Acts 13:22 reminds us that God said that “David was a man after God’s own heart.” A man after God’s own heart? That God saw him as such gives hope to us all. David’s life has little to offer the unstained saint. Straight-A souls find David’s story disappointing. The rest of us find it reassuring. We ride the same roller coaster. We alternate between swan dives and belly flops, soufflés and burnt toast. In David’s good moments, no one was better. In his bad moments, could one be worse? The heart God loved was a checkered one. We need David’s story. Giants lurk in our neighborhoods. Rejection. Failure. Revenge. Remorse. Giants. We must face them. Yet we need not face them alone.

Transition: Focus first, and most, on God. The times David did, giants fell. The days he didn’t, David did.

IV. Focus on God Not GIANTS

David made only two observations about Goliath in 1 Samuel 17. One statement to Saul about Goliath (v.36). And one to Goliath’s face: “Who is this uncircumcised Philistine that he should defy the armies of the living God?” (v.26). That is it. Two Goliath-related comments (and tacky ones at that) and no questions. No inquiries about Goliath’s skill, age, social standing, or IQ. David asks nothing about the weight of the sword of the size of the spear.
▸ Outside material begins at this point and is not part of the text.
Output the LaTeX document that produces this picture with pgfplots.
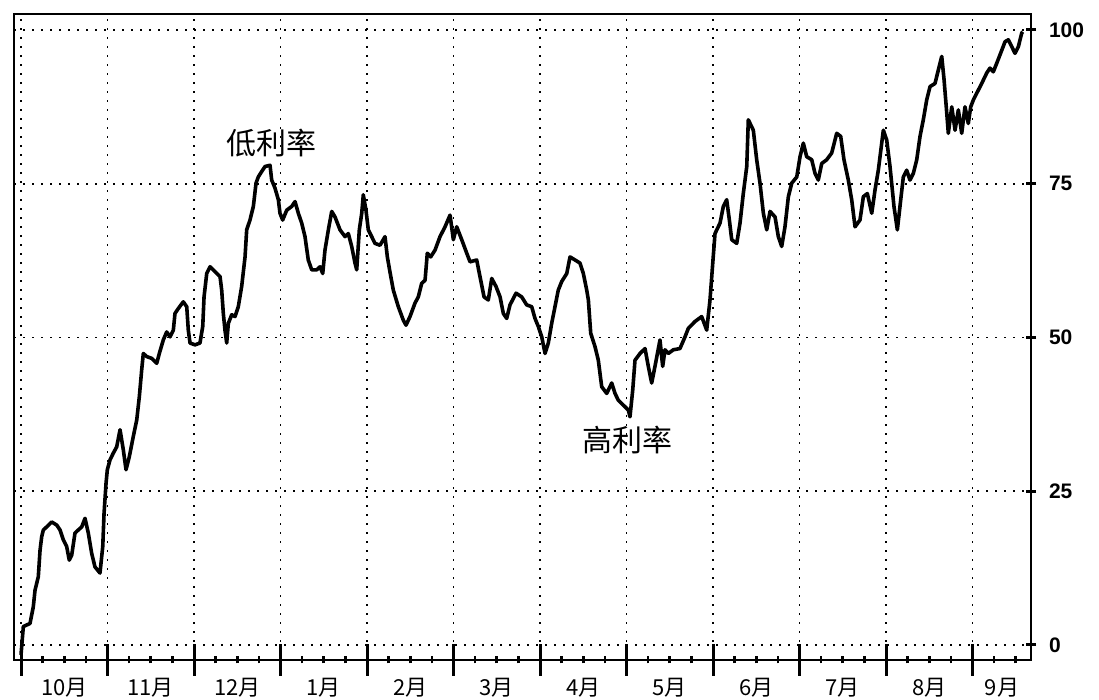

But he gives much thought to God. As we read David’s words again, I count nine references to the Lord. God-thoughts outnumber Goliath-thoughts nine to two. How does this ratio compare with yours? Do you ponder God’s grace four times as much as you ponder your guilt? Is your list of blessings four times as long as your list of complaints? Is your mental file of hope four times as thick as your mental file of dread? Are you four times as likely to describe the strength of God as you are the demands of your day?

Conclusion: The whole matter may be summed up with the following couplet:

Focus on giants – you stumble.

Focus on God – your giants tumble. (p.9)

Lift your eyes, giant slayer. The God who made a miracle out of David stands ready to make one out of you.